Do you understand that?
Cider,
A lot of the money in the bank at YE 2010 is deferred income-money paid in advance for services yet to be rendered; 52m is advanced ST bookings.
We have big cash reserves in the first quarter which fall away through the year to be once again boosted by deferred income in the fourth quarter of the accounting year.
Cash in bank as at YE 2009 was 150m; cash in bank at the end of the 3rd quarter (March 31 2010) was 96m giving a 55m drop in cash reserves.
Of course we refinanced in that period, so you would expect atypical cashflows that wouldn't be repeated in future periods.
However, when we look at the actual cashflows (for Q3 2009) relating to bank interest and new borrowings, we get:
Swap loss downpayment (13m) and bank interest = 32m in total
Change in borrowings= 16m
The total of 48m (some of it atypical) along with other outgo such as player net spend, etc contributed to the 55m deficit in cash reserves.
Now compare that 48m to the bond interest (payable in August and Febuary) and remaining swap installments (c 50m pa in total) and you can see that though we had the refinancing, the actual outgo as recorded in the Q3 accounts is consistent with the related outgo going forward. All other things being equal, 55m (and not 40m) is a more realistic estimate of the drop in cash reserves.
There are a couple of other factors that will\could actually increase the deficit of 55m too: The bond will be 14 months old by March 31 2011, so an annual dividend can be taken; and the unwind of the Aon deal will kick in from this year for the next 4 years (9m a year).
So you could be looking at a drop in cash reserves of 80m or thereabouts.
Factor in the carveout of 70m and there might not be too much of the 163 left at March 31 2011.

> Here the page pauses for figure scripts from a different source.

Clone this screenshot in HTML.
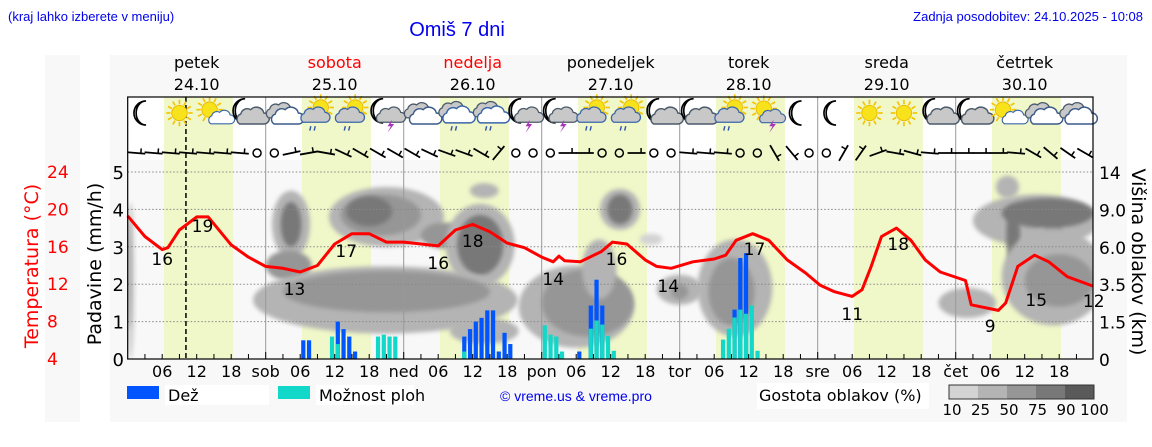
<!DOCTYPE html>
<html><head><meta charset="utf-8">
<style>
body{margin:0;background:#fff;width:1152px;height:443px;overflow:hidden;font-family:"DejaVu Sans","Liberation Sans",sans-serif;}
svg text{font-family:"DejaVu Sans","Liberation Sans",sans-serif;}
</style></head>
<body>
<svg id="chart" width="1152" height="443" viewBox="0 0 1152 443" xmlns="http://www.w3.org/2000/svg">
<defs>
<filter id="blur" x="-20%" y="-20%" width="140%" height="140%"><feGaussianBlur stdDeviation="2.2"/></filter>
<clipPath id="plotclip"><rect x="127.7" y="160" width="965.3" height="199"/></clipPath>
</defs>
<rect x="45" y="55" width="35" height="367" fill="#f8f8f8"/>
<rect x="110" y="55" width="1017" height="367" fill="#f8f8f8"/>
<text x="8" y="21" font-size="13" fill="#0000ee" style="font-family:'Liberation Sans',sans-serif">(kraj lahko izberete v meniju)</text>
<text x="457" y="36" font-size="20" fill="#0000ee" text-anchor="middle" style="font-family:'Liberation Sans',sans-serif">Omiš 7 dni</text>
<text x="1143" y="21" font-size="13" fill="#0000ee" text-anchor="end" style="font-family:'Liberation Sans',sans-serif">Zadnja posodobitev: 24.10.2025 - 10:08</text>
<rect x="127.7" y="97" width="965.3" height="63" fill="#fff"/>
<rect x="127.7" y="160" width="965.3" height="199" fill="#f8f8f8"/>
<g id="bands"></g>
<g id="clouds" clip-path="url(#plotclip)"></g>
<g id="grid"></g>
<g id="bars"></g>
<g id="temp"></g>
<g id="icons"></g>
<g id="wind"></g>
<g id="axes"></g>
<g id="legend">
<rect x="127" y="386" width="32" height="13" fill="#0055ff"/>
<rect x="165" y="385" width="104" height="20" fill="#fff"/>
<text x="168" y="401" font-size="16">Dež</text>
<rect x="278" y="386" width="32" height="13" fill="#11d8c8"/>
<rect x="316" y="385" width="98" height="20" fill="#fff"/>
<text x="319" y="401" font-size="16">Možnost ploh</text>
<text x="500" y="401" font-size="14" fill="#0000ee" style="font-family:'Liberation Sans',sans-serif">© vreme.us &amp; vreme.pro</text>
<rect x="757" y="383" width="172" height="26" fill="#fff"/>
<text x="759" y="401" font-size="16">Gostota oblakov (%)</text>
</g>
</svg>
<script>
const NS='http://www.w3.org/2000/svg';
const days=['petek','sobota','nedelja','ponedeljek','torek','sreda','četrtek'];
const dates=['24.10','25.10','26.10','27.10','28.10','29.10','30.10'];
const dayAbbr=['','sob','ned','pon','tor','sre','čet'];
const tempTicks=[4,8,12,16,20,24];
const precipTicks=[0,1,2,3,4,5];
const cloudHeightTicks=['0','1.5','3.5','6.0','9.0','14'];
const cloudLegendLabels=['10','25','50','75','90','100'];
const cloudColors=['#d3d3d3','#b4b4b4','#969696','#787878','#5a5a5a'];
const tempHours=[0,3,6,7,9,12,14,18,21,24,27,30,33,36,39,42,45,48,51,54,57,60,63,66,69,72,74,75,76,78.7,82.4,84.3,86.8,90,92,94.5,98.3,102,104,105.8,108.7,111.5,114.7,117.9,120.4,122.9,126,127.7,129.3,131.1,133.7,136.2,138.7,141.3,145.7,146.7,151.4,152.7,154.8,157.7,160.2,163.4,167.9];
const tempValues=[19.3,17.1,15.7,15.9,17.8,19.2,19.2,16.2,14.9,13.9,13.7,13.3,14.0,16.3,17.4,17.4,16.5,16.5,16.3,16.1,17.8,18.4,17.6,16.4,15.9,14.9,14.4,15.0,14.5,14.4,15.5,16.5,16.3,14.6,13.9,13.7,14.4,14.7,15.1,16.7,17.4,16.7,14.6,13.2,11.9,11.2,10.7,11.4,13.9,17.1,18.0,16.7,14.6,13.3,12.4,9.8,9.2,10.0,13.9,15.1,14.4,12.8,11.8];
const tempLabelHours=[6,13,29,38,54,60,74,85,94,109,126,134,150,158,168];
const tempLabelValues=[16,19,13,17,16,18,14,16,14,17,11,18,9,15,12];
const barHours=[30,31,35,36,37,38,39,43,44,45,46,58,59,60,61,62,63,64,65,66,72,73,74,75,78,80,81,82,83,84,103,104,105,106,107,108,109];
const rainValues=[0.5,0.5,0,1.0,0.8,0.6,0.2,0,0,0,0,0.6,0.8,1.0,1.1,1.3,1.3,0.2,0.7,0.4,0,0,0,0,0.2,1.43,2.12,1.43,0,0,0,0,1.32,2.7,2.83,0,0];
const chanceValues=[0,0,0.6,0.4,0,0,0,0.6,0.65,0.6,0.6,0.2,0,0,0,0,0,0,0,0,0.9,0.65,0.6,0.2,0,0.81,1.03,0.92,0.62,0.22,0.52,0.81,1.11,1.32,1.21,1.43,0.22];
const cloudHour=[0.5,0.3,28.4,28.4,28,45,44,42,55,61.3,61.3,62,44.8,45,62,78,80,82,85.6,85.6,91,96,96,105.6,105,146,158,160,154,161,161,162,153];
const cloudLevel=[2.1,2.3,3.6,3.6,2.5,3.8,3.85,3.95,3.3,3.05,3.05,4.5,1.58,1.8,0.75,1.4,1.5,2.4,4.0,4.0,3.2,1.85,1.8,1.9,1.8,1.5,3.7,3.9,3.3,3.3,2.2,2.1,4.6];
const cloudRx=[0.8,0.5,3.3,1.8,4,10,7,4,4,6,4,2.5,23,18,6,10,8,3,3.5,2.2,2,4,1.5,6.5,4,5,11,8,1.2,1.5,9,6,2];
const cloudRy=[2.1,1.5,0.9,0.6,0.4,0.8,0.55,0.4,0.35,1.1,0.8,0.2,0.9,0.55,0.35,1.1,0.9,0.8,0.55,0.4,0.15,0.4,0.2,1.3,0.9,0.4,0.7,0.4,0.8,0.8,1.3,0.7,0.3];
const cloudDensity=[0,1,1,3,2,1,2,3,2,1,3,1,1,2,1,1,2,1,1,3,0,1,2,1,2,1,1,3,3,3,1,2,1];
const iconTypes=['moon','sun','sunCloud','moonCloud','cloud','sunRain','sunRain','moonThunder','cloud','cloudRain','cloudRain','moonThunder','moonThunder','sunRain','sunRain','moonCloud','moonCloud','sunRain','sunThunder','moon','moon','sun','sun','moonCloud','moonCloud','sunCloud','cloud','cloud'];
const windAngles=[5,5,5,5,5,5,5,null,null,-12,-10,10,25,30,30,30,30,25,20,20,30,-50,null,null,null,0,0,null,null,0,null,null,5,5,5,null,null,60,50,null,null,-60,-55,-20,10,15,5,0,0,0,0,5,30,40,35,30];

const X0=127.7, PXH=5.75, Y0=359, PXV=37.4;
const xs=h=>X0+h*PXH;
const yv=v=>Y0-v*PXV;
const yt=t=>Y0-(t-4)*9.35;
function mk(tag,attrs,parent,txt){const e=document.createElementNS(NS,tag);for(const k in attrs)e.setAttribute(k,attrs[k]);if(txt!==undefined)e.textContent=txt;parent.appendChild(e);return e;}
const g=id=>document.getElementById(id);

for(let d=0;d<7;d++){
  const r=mk('rect',{x:xs(d*24+6.3),y:97,width:12*PXH,height:262,fill:'#f0f7c8'},g('bands'));
  
  
}
cloudHour.forEach((h,i)=>{
  const e=mk('ellipse',{cx:xs(h),cy:yv(cloudLevel[i]),rx:cloudRx[i]*PXH,ry:cloudRy[i]*PXV,fill:cloudColors[cloudDensity[i]],filter:'url(#blur)'},g('clouds'));
  
  
});
precipTicks.slice(1).forEach(v=>{
  const l=mk('line',{x1:X0,x2:1093,y1:yv(v),y2:yv(v),stroke:'#888','stroke-width':1,'stroke-dasharray':'1.5,2'},g('grid'));
  
  
});
for(let d=1;d<7;d++){
  const l=mk('line',{x1:xs(d*24),x2:xs(d*24),y1:97,y2:359,stroke:'#999','stroke-width':1},g('grid'));
  
  
}
const nl=mk('line',{x1:xs(10.13),x2:xs(10.13),y1:97,y2:359,stroke:'#000','stroke-width':1.5,'stroke-dasharray':'5,3'},g('grid'));


barHours.forEach((h,i)=>{
  if(rainValues[i]>0){const b=mk('rect',{x:xs(h)+1,y:yv(rainValues[i]),width:4.2,height:rainValues[i]*PXV,fill:'#0055ff'},g('bars'));
  
  }
  if(chanceValues[i]>0){const c=mk('rect',{x:xs(h)+1,y:yv(chanceValues[i]),width:4.2,height:chanceValues[i]*PXV,fill:'#11d8c8'},g('bars'));
  
  }
});
const tp=mk('polyline',{points:tempHours.map((h,i)=>xs(h).toFixed(1)+','+yt(tempValues[i]).toFixed(1)).join(' '),fill:'none',stroke:'#ff0000','stroke-width':3,'stroke-linejoin':'round'},g('temp'));


tempLabelHours.forEach((h,i)=>{
  const v=tempLabelValues[i];
  const yy=[265,232,295,257,269,247,285,265,292,255,320,250,332,306,307][i];
  const t=mk('text',{x:xs(h),y:yy,'font-size':17,'text-anchor':'middle'},g('temp'),String(v));
  
  
});
function drawIcon(type,cx,cy,p){
  const outer=mk('g',{transform:`translate(${cx},${cy}) scale(1.1) translate(${-cx},${-cy})`},p);
  const grp=outer;
  const sun=(x,y,r)=>{for(let a=0;a<360;a+=30){const rad=a*Math.PI/180;mk('line',{x1:x+Math.cos(rad)*(r+1),y1:y+Math.sin(rad)*(r+1),x2:x+Math.cos(rad)*(r+5),y2:y+Math.sin(rad)*(r+5),stroke:'#f5c400','stroke-width':1.5},grp);}mk('circle',{cx:x,cy:y,r:r,fill:'#f7e21c',stroke:'#e8b800','stroke-width':0.8},grp);};
  const moon=(x,y)=>mk('path',{d:`M${x+3},${y-11} A11,11 0 1,0 ${x+3},${y+11} A9,11 0 0,1 ${x+3},${y-11}Z`,fill:'#fff',stroke:'#000','stroke-width':1.5},grp);
  const cloud=(x,y,s,fill,stroke)=>mk('path',{d:`M${x-11},${y+6} a5,5 0 0,1 1,-9 a6,6 0 0,1 9,-4 a7,7 0 0,1 12,3 a5,5 0 0,1 0,10 Z`,fill:fill,stroke:stroke,'stroke-width':1.3,transform:`translate(${x},${y}) scale(${s}) translate(${-x},${-y})`},grp);
  const rain=(x,y)=>{for(let k=0;k<2;k++)mk('line',{x1:x-3+k*4,y1:y,x2:x-4+k*4,y2:y+4,stroke:'#3355aa','stroke-width':1.3},grp);};
  const bolt=(x,y)=>mk('path',{d:`M${x+2},${y} L${x-2},${y+6} L${x+1},${y+6} L${x-2},${y+12} L${x+4},${y+4} L${x+1},${y+4} Z`,fill:'#aa33bb'},grp);
  if(type==='moon')moon(cx-2,cy);
  if(type==='sun')sun(cx,cy,7);
  if(type==='sunCloud'){sun(cx-4,cy-3,7);cloud(cx+6,cy+5,0.8,'#fff','#3a66aa');}
  if(type==='moonCloud'){moon(cx-6,cy-2);cloud(cx+3,cy+4,1,'#c8c8c8','#4a5a6a');}
  if(type==='cloud'){cloud(cx-3,cy-1,0.9,'#c8c8c8','#4a5a6a');cloud(cx+3,cy+4,1,'#fff','#3a5a88');}
  if(type==='sunRain'){sun(cx+3,cy-5,7);cloud(cx-3,cy+3,0.9,'#c8c8c8','#3a66aa');rain(cx-3,cy+12);}
  if(type==='cloudRain'){cloud(cx-3,cy-2,0.9,'#c8c8c8','#4a5a6a');cloud(cx+2,cy+3,1,'#fff','#3a66aa');rain(cx,cy+12);}
  if(type==='moonThunder'){moon(cx-6,cy-2);cloud(cx+3,cy+3,0.9,'#c8c8c8','#4a5a6a');bolt(cx+3,cy+6);}
  if(type==='sunThunder'){sun(cx-2,cy-4,7);cloud(cx+5,cy+4,0.8,'#c8c8c8','#3a66aa');bolt(cx+5,cy+6);}
  return outer;
}
iconTypes.forEach((t,i)=>{
  const ic=drawIcon(t,xs(3+i*6),113,g('icons'));
  
  
});
windAngles.forEach((a,i)=>{
  const cx=xs(i*3+1.5), cy=153;
  let el;
  if(a===null){el=mk('circle',{cx:cx,cy:cy,r:4,fill:'none',stroke:'#000','stroke-width':1.5},g('wind'));}
  else{
    const rad=a*Math.PI/180, L=9;
    const dx=Math.cos(rad)*L, dy=Math.sin(rad)*L;
    el=mk('g',{},g('wind'));
    mk('line',{x1:cx-dx,y1:cy-dy,x2:cx+dx,y2:cy+dy,stroke:'#000','stroke-width':1.8},el);
    mk('line',{x1:cx+dx*0.5,y1:cy+dy*0.5,x2:cx+dx*0.5+Math.sin(rad)*5,y2:cy+dy*0.5-Math.cos(rad)*5,stroke:'#000','stroke-width':1.5},el);
  }
  
  
});
const ax=g('axes');
const frame=mk('rect',{x:X0,y:97,width:965.3,height:262,fill:'none',stroke:'#000','stroke-width':1.2},ax);


for(let h=3;h<168;h+=3){
  const t=mk('line',{x1:xs(h),x2:xs(h),y1:359,y2:h%24===0?352:354,stroke:'#000','stroke-width':1},ax);
  
  
}
for(let d=0;d<7;d++){
  [6,12,18].forEach(hh=>{const t=mk('text',{x:xs(d*24+hh),y:377,'font-size':16,'text-anchor':'middle'},ax,(hh<10?'0':'')+hh);
  
  });
  if(d>0){const t=mk('text',{x:xs(d*24),y:377,'font-size':16,'text-anchor':'middle'},ax,dayAbbr[d]);
  
  }
  const col=(d===1||d===2)?'#ff0000':'#000';
  const dn=mk('text',{x:xs(d*24+12),y:68,'font-size':16,'text-anchor':'middle',fill:col},ax,days[d]);
  
  
  const dt=mk('text',{x:xs(d*24+12),y:90,'font-size':16,'text-anchor':'middle'},ax,dates[d]);
  
  
}
tempTicks.forEach(t=>{const e=mk('text',{x:47,y:yt(t)+6,'font-size':17,fill:'#ff0000'},ax,String(t));

});
precipTicks.forEach(v=>{const e=mk('text',{x:124,y:yv(v)+7,'font-size':18,'text-anchor':'end'},ax,String(v));

});
cloudHeightTicks.forEach((s,i)=>{const e=mk('text',{x:1099,y:yv(i)+7,'font-size':17},ax,s);

});
const lt=mk('text',{x:0,y:0,'font-size':19,'text-anchor':'middle',fill:'#ff0000',transform:'translate(38,266) rotate(-90)'},ax,'Temperatura (°C)');


const pt=mk('text',{x:0,y:0,'font-size':19,'text-anchor':'middle',transform:'translate(101,264) rotate(-90)'},ax,'Padavine (mm/h)');


const rt=mk('text',{x:0,y:0,'font-size':19,'text-anchor':'middle',transform:'translate(1132,262) rotate(90)'},ax,'Višina oblakov (km)');


cloudColors.forEach((c,i)=>{const r=mk('rect',{x:949+i*29,y:385,width:29,height:14,fill:c},g('legend'));

});
const lb=mk('rect',{x:949,y:385,width:145,height:14,fill:'none',stroke:'#333','stroke-width':1},g('legend'));


cloudLegendLabels.forEach((s,i)=>{const t=mk('text',{x:952+i*28.5,y:415,'font-size':15,'text-anchor':'middle'},g('legend'),s);

});
</script>
</body></html>
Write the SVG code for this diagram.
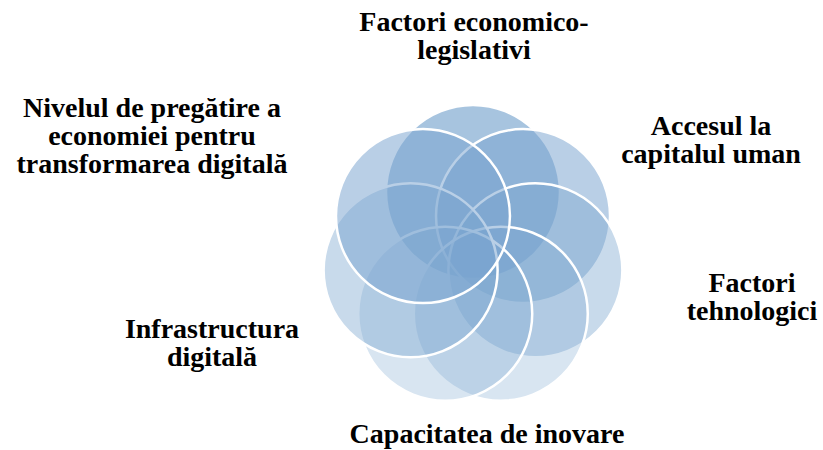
<svg xmlns="http://www.w3.org/2000/svg" width="823" height="450" viewBox="0 0 823 450">
<style>
.c{fill:#7AA5CF;stroke:#ffffff;stroke-width:2.5}
.t{font-family:"Liberation Serif","Times New Roman",serif;font-weight:bold;font-size:28px;fill:#000000;text-anchor:middle}
</style>
<rect width="823" height="450" fill="#ffffff"/>
<g id="node1">
<circle class="c" cx="473" cy="192" r="87" fill-opacity="0.66"/>
<text class="t" x="474" y="31">Factori economico-<tspan x="474" dy="28">legislativi</tspan></text>
</g>
<g id="node2">
<circle class="c" cx="523.04" cy="216.1" r="87" fill-opacity="0.53"/>
<text class="t" x="711" y="135">Accesul la<tspan x="711" dy="28">capitalul uman</tspan></text>
</g>
<g id="node3">
<circle class="c" cx="535.39" cy="270.24" r="87" fill-opacity="0.41"/>
<text class="t" x="752" y="292">Factori<tspan x="752" dy="28">tehnologici</tspan></text>
</g>
<g id="node4">
<circle class="c" cx="500.77" cy="313.66" r="87" fill-opacity="0.29"/>
<text class="t" x="487" y="443">Capacitatea de inovare</text>
</g>
<g id="node5">
<circle class="c" cx="445.23" cy="313.66" r="87" fill-opacity="0.29"/>
</g>
<g id="node6">
<circle class="c" cx="410.61" cy="270.24" r="87" fill-opacity="0.41"/>
<text class="t" x="212" y="338">Infrastructura<tspan x="212" dy="28">digitală</tspan></text>
</g>
<g id="node7">
<circle class="c" cx="422.96" cy="216.1" r="87" fill-opacity="0.53"/>
<text class="t" x="152" y="117">Nivelul de pregătire a<tspan x="152" dy="28">economiei pentru</tspan><tspan x="152" dy="28">transformarea digitală</tspan></text>
</g>
</svg>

As for the RCF: I don't think it will be used for heavy player expenditure. Consider the cashflow implications if we put 50m, say, on the RCF. We could use deferred income to pay it down but what then? In using the deferred income (advanced ST bookings) we reduce the amount outstanding on the credit facility thus meeting the maintenace covenant but we've also decreased the start-of-year cash reserves by the same amount; we will then need to borrow (on the RCF) to make up for the shortfall in working capital. So heavy usage in one year would rollover in to subsequent periods until its remedied by free cash generation.
Last period, cash generation was 13m (163m-150m). We did not pay an annual dividend in the period and it seems the Glazers didn't take a management fee at YE 2010.